Born Dec. 25, 1820 (Jan. 6, 1821), in Vitebsk; died Sept. 16 (28), 1866, in Pavlovsk, in present-day Leningrad Oblast. Russian literary critic. Born into a merchant family.

Dudyshkin graduated from the law department of St. Petersburg University in 1841. In 1847 he began to contribute to Otechestvennye Zapiski (The Fatherland Notes), and from 1860 to 1866 he was one of its editors and publishers and head of the criticism section.
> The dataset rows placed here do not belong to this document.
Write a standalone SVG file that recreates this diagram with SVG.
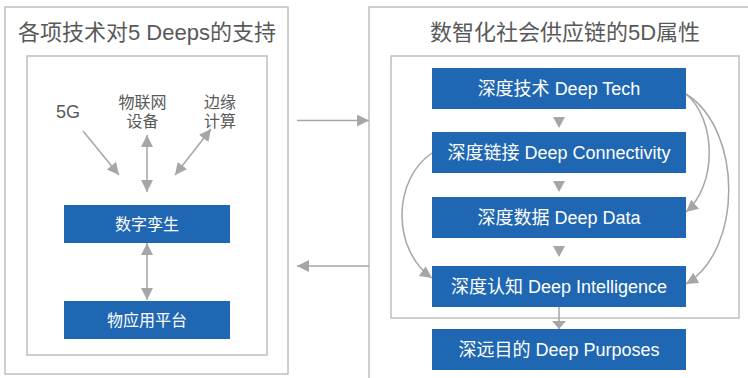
<svg xmlns="http://www.w3.org/2000/svg" width="748" height="378" viewBox="0 0 748 378">
  <defs>
    <style>
      .frame { fill: none; stroke: #bfbfbf; stroke-width: 1.5; }
      .blue { fill: #1f67b2; }
      .wt { fill: #ffffff; font-family: "Liberation Sans", "Noto Sans CJK SC", sans-serif; text-anchor: middle; dominant-baseline: central; }
      .title { fill: #595959; font-family: "Liberation Sans", "Noto Sans CJK SC", sans-serif; font-size: 22px; text-anchor: middle; }
      .lbl { fill: #595959; font-family: "Liberation Sans", "Noto Sans CJK SC", sans-serif; font-size: 16px; text-anchor: middle; }
      .big { font-size: 18px; }
      .ln { fill: none; stroke: #a6a6a6; stroke-width: 1.5; }
      .tri { fill: #a6a6a6; }
    </style>
    <marker id="ah" viewBox="0 0 12 12" refX="12" refY="6" markerWidth="12" markerHeight="12" markerUnits="userSpaceOnUse" orient="auto-start-reverse">
      <path d="M0,0 L12,6 L0,12 z" fill="#a6a6a6"/>
    </marker>
    <marker id="ahf" viewBox="0 0 8 14" refX="8" refY="7" markerWidth="8" markerHeight="14" markerUnits="userSpaceOnUse" orient="auto">
      <path d="M0,0 L8,7 L0,14 z" fill="#a6a6a6"/>
    </marker>
  </defs>

  <g id="left-panel">
    <rect class="frame" x="5" y="7" width="283" height="367"/>
    <text class="title" x="147" y="40">各项技术对5 Deeps的支持</text>
    <rect class="frame" x="27" y="56" width="240" height="299"/>
  </g>

  <g id="right-panel">
    <rect class="frame" x="369" y="7" width="390" height="390"/>
    <text class="title" x="565" y="40">数智化社会供应链的5D属性</text>
    <rect class="frame" x="391" y="56" width="348" height="262"/>
  </g>

  <g id="n-5g"><text class="lbl big" x="68" y="118">5G</text></g>
  <g id="n-iot">
    <text class="lbl" x="142.5" y="108">物联网</text>
    <text class="lbl" x="142.5" y="127">设备</text>
  </g>
  <g id="n-edge">
    <text class="lbl" x="220" y="108">边缘</text>
    <text class="lbl" x="220" y="127">计算</text>
  </g>
  <g id="n-twin">
    <rect class="blue" x="64" y="205" width="166" height="38"/>
    <text class="wt" x="147" y="224" font-size="16">数字孪生</text>
  </g>
  <g id="n-platform">
    <rect class="blue" x="64" y="301" width="166" height="38"/>
    <text class="wt" x="147" y="320" font-size="16">物应用平台</text>
  </g>

  <g id="n-tech">
    <rect class="blue" x="432" y="68" width="254" height="41"/>
    <text class="wt" x="559" y="88.5" font-size="18">深度技术 Deep Tech</text>
  </g>
  <g id="n-conn">
    <rect class="blue" x="432" y="132" width="254" height="41"/>
    <text class="wt" x="559" y="152.5" font-size="18">深度链接 Deep Connectivity</text>
  </g>
  <g id="n-data">
    <rect class="blue" x="432" y="197" width="254" height="41"/>
    <text class="wt" x="559" y="217.5" font-size="18">深度数据 Deep Data</text>
  </g>
  <g id="n-intel">
    <rect class="blue" x="432" y="266" width="254" height="41"/>
    <text class="wt" x="559" y="286.5" font-size="18">深度认知 Deep Intelligence</text>
  </g>
  <g id="n-purp">
    <rect class="blue" x="432" y="329" width="254" height="41"/>
    <text class="wt" x="559" y="349.5" font-size="18">深远目的 Deep Purposes</text>
  </g>

  <g id="connectors">
    <line class="ln" x1="83" y1="131" x2="119" y2="175" marker-end="url(#ah)"/>
    <line class="ln" x1="147" y1="135" x2="147" y2="192" marker-start="url(#ah)" marker-end="url(#ah)"/>
    <line class="ln" x1="211" y1="129" x2="175" y2="175" marker-start="url(#ah)" marker-end="url(#ah)"/>
    <line class="ln" x1="147" y1="243" x2="147" y2="300" marker-start="url(#ah)" marker-end="url(#ah)"/>

    <line class="ln" x1="297" y1="120.5" x2="369" y2="120.5" marker-end="url(#ah)"/>
    <line class="ln" x1="369" y1="266" x2="297" y2="266" marker-end="url(#ah)"/>

    <polygon class="tri" points="553,117 565,117 559,128"/>
    <polygon class="tri" points="553,181 565,181 559,192"/>
    <polygon class="tri" points="553,246 565,246 559,257"/>
    <line class="ln" x1="559" y1="307" x2="559" y2="329" marker-end="url(#ahf)"/>

    <path class="ln" d="M432,153 C392,180 392,250 432,278" marker-end="url(#ah)"/>
    <path class="ln" d="M686,94 C717,120 717,185 686,212" marker-end="url(#ah)"/>
    <path class="ln" d="M686,94 C743,130 743,250 686,284" marker-end="url(#ah)"/>
  </g>
</svg>
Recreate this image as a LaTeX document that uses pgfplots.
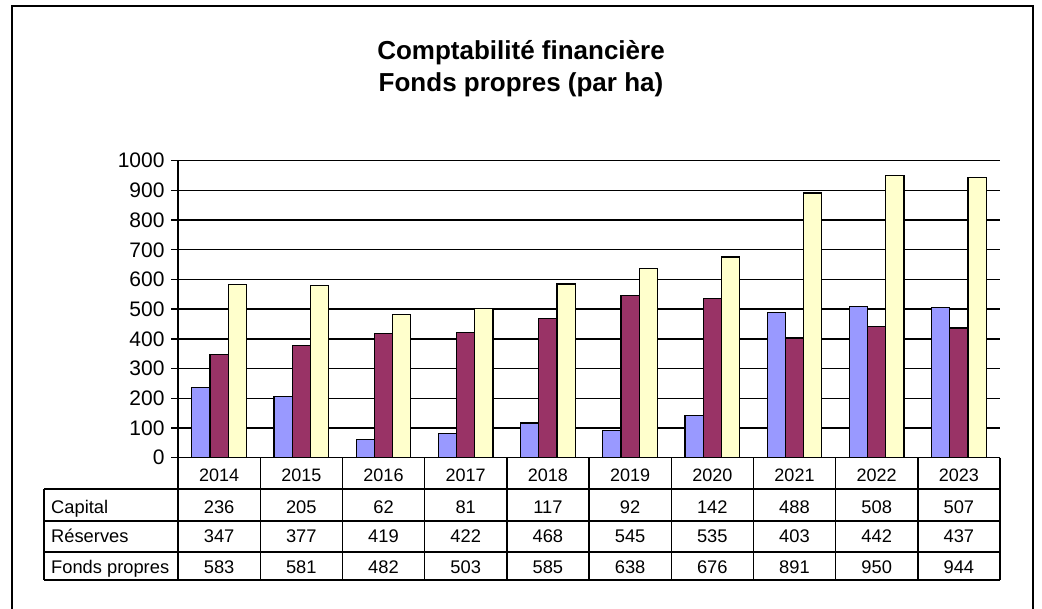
\documentclass[border=0pt]{standalone}
\usepackage{pgfplots}
\pgfplotsset{compat=1.18}
\usepackage{pgfplotstable}
\usepackage{fontspec}
\setmainfont{Liberation Sans}
\definecolor{capc}{HTML}{9999FF}
\definecolor{resc}{HTML}{993366}
\definecolor{fpc}{HTML}{FFFFCC}

\pgfplotstableread{
x year cap res fp
0 2014 236 347 583
1 2015 205 377 581
2 2016 62 419 482
3 2017 81 422 503
4 2018 117 468 585
5 2019 92 545 638
6 2020 142 535 676
7 2021 488 403 891
8 2022 508 442 950
9 2023 507 437 944
}\datatable

\begin{document}
\begin{tikzpicture}[x=1pt,y=1pt]
\useasboundingbox (0,0) rectangle (1042,609);
\fill[white] (0,0) rectangle (1042,609);
\draw[line width=1.3pt] (12,-5) -- (12,603) -- (1033,603) -- (1033,-5);
\node[font=\fontsize{26}{30}\selectfont\bfseries, anchor=base, inner sep=0pt] at (521,549) {Comptabilité financière};
\node[font=\fontsize{26}{30}\selectfont\bfseries, anchor=base, inner sep=0pt] at (521,517) {Fonds propres (par ha)};
\begin{axis}[at={(178pt,151.3pt)}, anchor=south west, scale only axis,
  width=822pt, height=297pt,
  xmin=-0.5, xmax=9.5, ymin=0, ymax=1000,
  ytick={0,100,...,1000},
  axis x line*=bottom, axis y line*=left,
  axis line style={black, line width=1.4pt},
  ymajorgrids, grid style={black, line width=1.4pt},
  xtick=data, xticklabels from table={\datatable}{year},
  xtick style={draw=none},
  ytick style={black, line width=1.4pt},
  tick align=outside, major tick length=7pt,
  yticklabel style={font=\fontsize{21}{25}\selectfont, xshift=-3pt},
  xticklabel style={font=\fontsize{18}{21}\selectfont, anchor=base, yshift=-17pt},
  /pgf/number format/assume math mode=true,
  /pgf/number format/1000 sep={},
  ybar=0pt, bar width=18.2pt,
]
\addplot[fill=capc, draw=black, line width=1.2pt] table[x=x,y=cap]{\datatable};
\addplot[fill=resc, draw=black, line width=1.2pt] table[x=x,y=res]{\datatable};
\addplot[fill=fpc, draw=black, line width=1.2pt] table[x=x,y=fp]{\datatable};
\end{axis}
% data table
\begin{scope}[line width=1.4pt]
\foreach \k in {0,...,10}{
  \draw ({178+82.2*\k},151.3) -- ({178+82.2*\k},29);
}
\draw (44,120) -- (1000,120);
\draw (44,88) -- (1000,88);
\draw (44,57) -- (1000,57);
\draw (44,29) -- (1000,29);
\draw (44,120) -- (44,29);
\end{scope}
\begin{scope}[every node/.style={font=\fontsize{18.3}{21}\selectfont, inner sep=0pt, anchor=base}]
\node[anchor=base west] at (51,95) {Capital};
\node[anchor=base west] at (51,66) {Réserves};
\node[anchor=base west] at (51,35) {Fonds propres};
\foreach \i in {0,...,9}{
  \pgfplotstablegetelem{\i}{cap}\of\datatable
  \node at ({178+82.2*(\i+0.5)},95) {\pgfplotsretval};
  \pgfplotstablegetelem{\i}{res}\of\datatable
  \node at ({178+82.2*(\i+0.5)},66) {\pgfplotsretval};
  \pgfplotstablegetelem{\i}{fp}\of\datatable
  \node at ({178+82.2*(\i+0.5)},35) {\pgfplotsretval};
}
\end{scope}
\end{tikzpicture}
\end{document}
A liberal critic, Dudyshkin moved from the defense of the theory that creative works should serve ideological ends to the advocacy of the theory of “art for art’s sake.” He wrote articles about A. D. Kantemir, D. I. Fonvizin, M. Iu. Lermontov, N. V. Gogol, L. N. Tolstoi, I. A . Goncharov, and I. S. Turgenev. He was also the editor of the works of Lermontov (the editions of 1860 and 1862).

REFERENCES

Chernyshevskii, N. G. Poln. sobr. soch., vol. 4. Moscow, 1948. Pages 696-701.
Egorov, B. F. “S. S. Dudyshkin—kritik.” Uch. zap. Tartuskogo un-ta, 1962, issue 119 (with bibliography).